When you are finished doubling over the dough, flatten the last
out to about 1 inch thickness.


I cut my biscuits with the large end of a salmon can that has a
small hole punched into the smaller end.


Cut them and place into a regular 9"X11" baking pan.

Let me say here, I don't throw away any dough. When I cut
a few biscuits and have them in the pan, I pull the sharp
edges of dough together and cut it into round pieces of dough.
You will be surprised how well they will form and come together
in the pan.


With all dough cut and in the pan...set them aside in an area
at room temp. and THEN turn your oven on..to 500*. When it
reaches temp., place pan into oven for about 60 seconds, then
reduce temp to 425* and bake for about 25 to 30 minutes.


These are called 'CAT HEAD' biscuits and will rival one's head in size.
lau.gif


Do NOT flour or grease the pan.

If you try these, I hope you enjoy them.

Turk
Turk, what a wonderful recipe.

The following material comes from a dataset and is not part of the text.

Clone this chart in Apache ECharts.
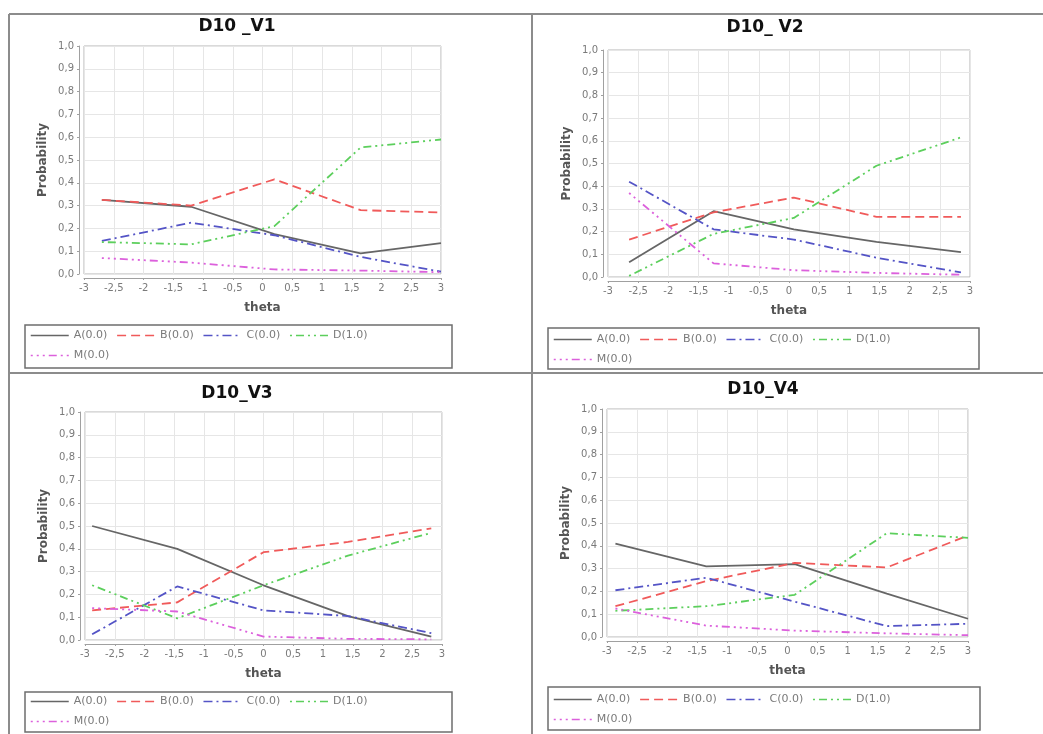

I have never known anyone that has actually made them. Old time recipe. Good for you. Sounds yummy
droolin.gif
 
Thank you Turk Raphael, this sounds delicious! The way you handle the butter is similar to how I do pie crusts (I take it out of the freezer, cut into chunks and work into the flour and keep all as cold as possible). Keeping things cold really makes a difference to the flakiness!

I'll have to pick up some self-rising flour and will give this a shot. Thank you for sharing!
 
Frugal is feeding the chicken necks including skin to the cats , and delaying the purchase of bagged, ( gag) cat food for another day.

( Trying very hard to ignore the very delish recipe for buiscuts-- I would eat every one of them if I made them, so as I said, trying to ignore the receipe. lol )

Still eating the duck and wild rice soup . . . . .need to freeze the rest.
big_smile.png
 
For the biscuits, I don't use buttermilk very often so I keep buttermilk powder in the fridge, do you think that would work for the biscuits if I reconstituted it with milk?
 
rest of duck suop went into freezer yesterday.

Have not started heating the house yet, This is the the latest into fall ever. Freezing blast due end of the week. brrrrrrrr Sleeping under 2 comforters for now.